◆ TASK INSTRUCTIONS
Return the listing below verbatim. Pictures do not belong in the copy.
## BEGIN EXTRACTED DATA
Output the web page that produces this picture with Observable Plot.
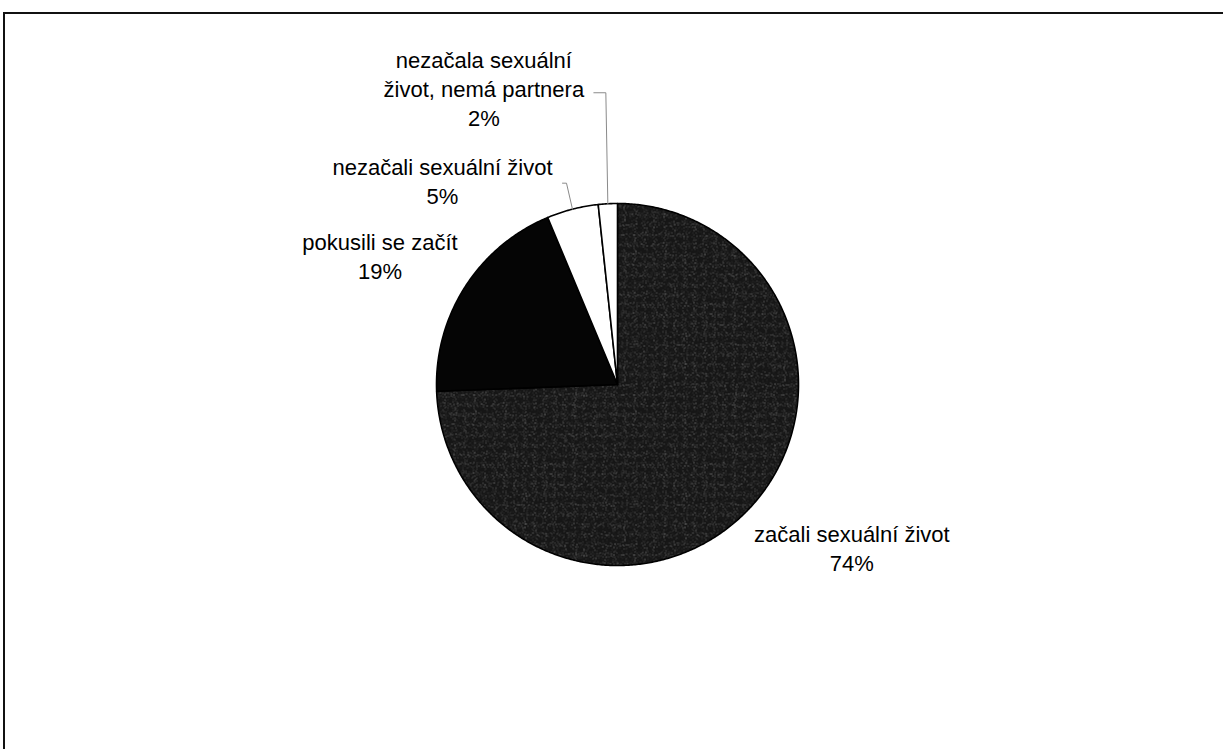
<!DOCTYPE html>
<html>
<head>
<meta charset="utf-8">
<script src="https://cdn.jsdelivr.net/npm/d3@7"></script>
<script src="https://cdn.jsdelivr.net/npm/@observablehq/plot@0.6"></script>
<style>
  html, body { margin: 0; padding: 0; background: #fff; }
  #wrap { position: relative; width: 1223px; height: 749px; overflow: hidden; background: #fff; }
  #frame { position: absolute; left: 3px; top: 12px; width: 1240px; height: 760px;
           border-left: 2px solid #111; border-top: 2px solid #111; box-sizing: border-box; pointer-events: none; }
  #chart { position: absolute; left: 0; top: 0; }
</style>
</head>
<body>
<div id="wrap"><div id="chart"></div><div id="frame"></div></div>
<script>
// ---- data ----
const categories = ["začali sexuální život", "pokusili se začít", "nezačali sexuální život", "nezačala sexuální\nživot, nemá partnera"];
const values = [74.4, 19.3, 4.6, 1.7];

// ---- styles / layout ----
const fills = ["url(#tex)", "#050505", "#ffffff", "#ffffff"];
const labelOffsets = [[104, 37], [-85, -32], [-130, -29], [-124, -116]]; // px from slice edge at mid-angle
const leaderBends = [null, null, [[-6, -26], [-10, -26]], [[-2, -111], [-14, -111]]]; // px from edge
const W = 1223, H = 749, CX = 617, CY = 384, R = 181;
const pxPerUnit = R;

// ---- geometry from data ----
const total = d3.sum(values);
let acc = 0;
const slices = values.map((v, i) => {
  const a0 = acc / total * 2 * Math.PI;
  acc += v;
  const a1 = acc / total * 2 * Math.PI;
  return {i, name: categories[i], value: v, a0, a1, mid: (a0 + a1) / 2};
});
function arcPoints(s) {
  const pts = [{x: 0, y: 0}];
  const n = Math.max(4, Math.ceil((s.a1 - s.a0) / (Math.PI / 360)));
  for (let k = 0; k <= n; k++) {
    const a = s.a0 + (s.a1 - s.a0) * k / n;
    pts.push({x: Math.sin(a), y: Math.cos(a)});
  }
  pts.push({x: 0, y: 0});
  return pts;
}
const labels = slices.map(s => {
  const [ox, oy] = labelOffsets[s.i];
  return {
    x: Math.sin(s.mid), y: Math.cos(s.mid), dx: ox, dy: oy,
    text: s.name + "\n" + Math.round(s.value) + "%"
  };
});
const leaders = [];
slices.forEach(s => {
  const b = leaderBends[s.i];
  if (!b) return;
  const ex = Math.sin(s.mid), ey = Math.cos(s.mid);
  leaders.push({id: s.i, x: ex, y: ey});
  b.forEach(([ox, oy]) => leaders.push({id: s.i, x: ex + ox / pxPerUnit, y: ey - oy / pxPerUnit}));
});

const marks = [];
slices.forEach(s => {
  marks.push(Plot.line(arcPoints(s), {x: "x", y: "y", fill: fills[s.i], stroke: "#000", strokeWidth: 1.6, strokeLinejoin: "round", curve: "linear"}));
});
marks.push(Plot.line(leaders, {x: "x", y: "y", z: "id", stroke: "#8a8a8a", strokeWidth: 1}));
labels.forEach(l => {
  marks.push(Plot.text([l], {x: "x", y: "y", text: "text", dx: l.dx, dy: l.dy,
    fontSize: 22, lineHeight: 1.32, fill: "#000", textAnchor: "middle"}));
});

const svg = Plot.plot({
  width: W, height: H,
  marginLeft: CX - R, marginRight: W - (CX + R),
  marginTop: CY - R, marginBottom: H - (CY + R),
  x: {domain: [-1, 1], axis: null},
  y: {domain: [-1, 1], axis: null},
  style: {fontFamily: "'Liberation Sans', Arial, sans-serif", background: "transparent"},
  marks
});
svg.insertAdjacentHTML("afterbegin", `
<defs>
  <filter id="noiseF" x="0" y="0" width="100%" height="100%">
    <feTurbulence type="fractalNoise" baseFrequency="0.9" numOctaves="1" seed="7" result="n"/>
    <feColorMatrix type="matrix" values="0 0 0 0 0.6  0 0 0 0 0.6  0 0 0 0 0.6  0 0 0 2.4 -1.35"/>
  </filter>
  <pattern id="tex" patternUnits="userSpaceOnUse" width="160" height="160">
    <rect width="160" height="160" fill="#161616"/>
    <rect width="160" height="160" filter="url(#noiseF)"/>
  </pattern>
</defs>`);
document.getElementById("chart").appendChild(svg);
</script>
</body>
</html>
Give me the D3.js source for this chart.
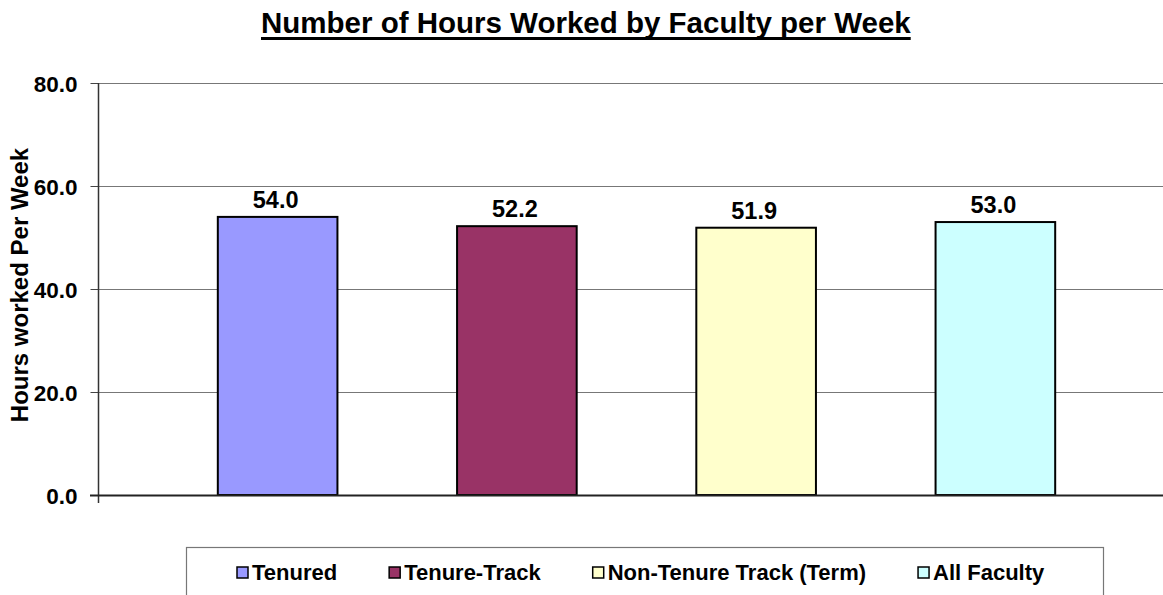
## END EXTRACTED DATA
◆ FULL ANSWER
Output the web page that produces this picture with Observable Plot.
<!DOCTYPE html>
<html>
<head>
<meta charset="utf-8">
<script src="https://cdn.jsdelivr.net/npm/d3@7"></script>
<script src="https://cdn.jsdelivr.net/npm/@observablehq/plot@0.6"></script>
<style>
  html, body { margin: 0; padding: 0; background: #fff; }
  #wrap { position: relative; width: 1223px; height: 749px; overflow: hidden; background: #fff; }
  #frame { position: absolute; left: 3px; top: 12px; width: 1240px; height: 760px;
           border-left: 2px solid #111; border-top: 2px solid #111; box-sizing: border-box; pointer-events: none; }
  #chart { position: absolute; left: 0; top: 0; }
</style>
</head>
<body>
<div id="wrap"><div id="chart"></div><div id="frame"></div></div>
<script>
// ---- data ----
const categories = ["začali sexuální život", "pokusili se začít", "nezačali sexuální život", "nezačala sexuální\nživot, nemá partnera"];
const values = [74.4, 19.3, 4.6, 1.7];

// ---- styles / layout ----
const fills = ["url(#tex)", "#050505", "#ffffff", "#ffffff"];
const labelOffsets = [[104, 37], [-85, -32], [-130, -29], [-124, -116]]; // px from slice edge at mid-angle
const leaderBends = [null, null, [[-6, -26], [-10, -26]], [[-2, -111], [-14, -111]]]; // px from edge
const W = 1223, H = 749, CX = 617, CY = 384, R = 181;
const pxPerUnit = R;

// ---- geometry from data ----
const total = d3.sum(values);
let acc = 0;
const slices = values.map((v, i) => {
  const a0 = acc / total * 2 * Math.PI;
  acc += v;
  const a1 = acc / total * 2 * Math.PI;
  return {i, name: categories[i], value: v, a0, a1, mid: (a0 + a1) / 2};
});
function arcPoints(s) {
  const pts = [{x: 0, y: 0}];
  const n = Math.max(4, Math.ceil((s.a1 - s.a0) / (Math.PI / 360)));
  for (let k = 0; k <= n; k++) {
    const a = s.a0 + (s.a1 - s.a0) * k / n;
    pts.push({x: Math.sin(a), y: Math.cos(a)});
  }
  pts.push({x: 0, y: 0});
  return pts;
}
const labels = slices.map(s => {
  const [ox, oy] = labelOffsets[s.i];
  return {
    x: Math.sin(s.mid), y: Math.cos(s.mid), dx: ox, dy: oy,
    text: s.name + "\n" + Math.round(s.value) + "%"
  };
});
const leaders = [];
slices.forEach(s => {
  const b = leaderBends[s.i];
  if (!b) return;
  const ex = Math.sin(s.mid), ey = Math.cos(s.mid);
  leaders.push({id: s.i, x: ex, y: ey});
  b.forEach(([ox, oy]) => leaders.push({id: s.i, x: ex + ox / pxPerUnit, y: ey - oy / pxPerUnit}));
});

const marks = [];
slices.forEach(s => {
  marks.push(Plot.line(arcPoints(s), {x: "x", y: "y", fill: fills[s.i], stroke: "#000", strokeWidth: 1.6, strokeLinejoin: "round", curve: "linear"}));
});
marks.push(Plot.line(leaders, {x: "x", y: "y", z: "id", stroke: "#8a8a8a", strokeWidth: 1}));
labels.forEach(l => {
  marks.push(Plot.text([l], {x: "x", y: "y", text: "text", dx: l.dx, dy: l.dy,
    fontSize: 22, lineHeight: 1.32, fill: "#000", textAnchor: "middle"}));
});

const svg = Plot.plot({
  width: W, height: H,
  marginLeft: CX - R, marginRight: W - (CX + R),
  marginTop: CY - R, marginBottom: H - (CY + R),
  x: {domain: [-1, 1], axis: null},
  y: {domain: [-1, 1], axis: null},
  style: {fontFamily: "'Liberation Sans', Arial, sans-serif", background: "transparent"},
  marks
});
svg.insertAdjacentHTML("afterbegin", `
<defs>
  <filter id="noiseF" x="0" y="0" width="100%" height="100%">
    <feTurbulence type="fractalNoise" baseFrequency="0.9" numOctaves="1" seed="7" result="n"/>
    <feColorMatrix type="matrix" values="0 0 0 0 0.6  0 0 0 0 0.6  0 0 0 0 0.6  0 0 0 2.4 -1.35"/>
  </filter>
  <pattern id="tex" patternUnits="userSpaceOnUse" width="160" height="160">
    <rect width="160" height="160" fill="#161616"/>
    <rect width="160" height="160" filter="url(#noiseF)"/>
  </pattern>
</defs>`);
document.getElementById("chart").appendChild(svg);
</script>
</body>
</html>
Give me the D3.js source for this chart.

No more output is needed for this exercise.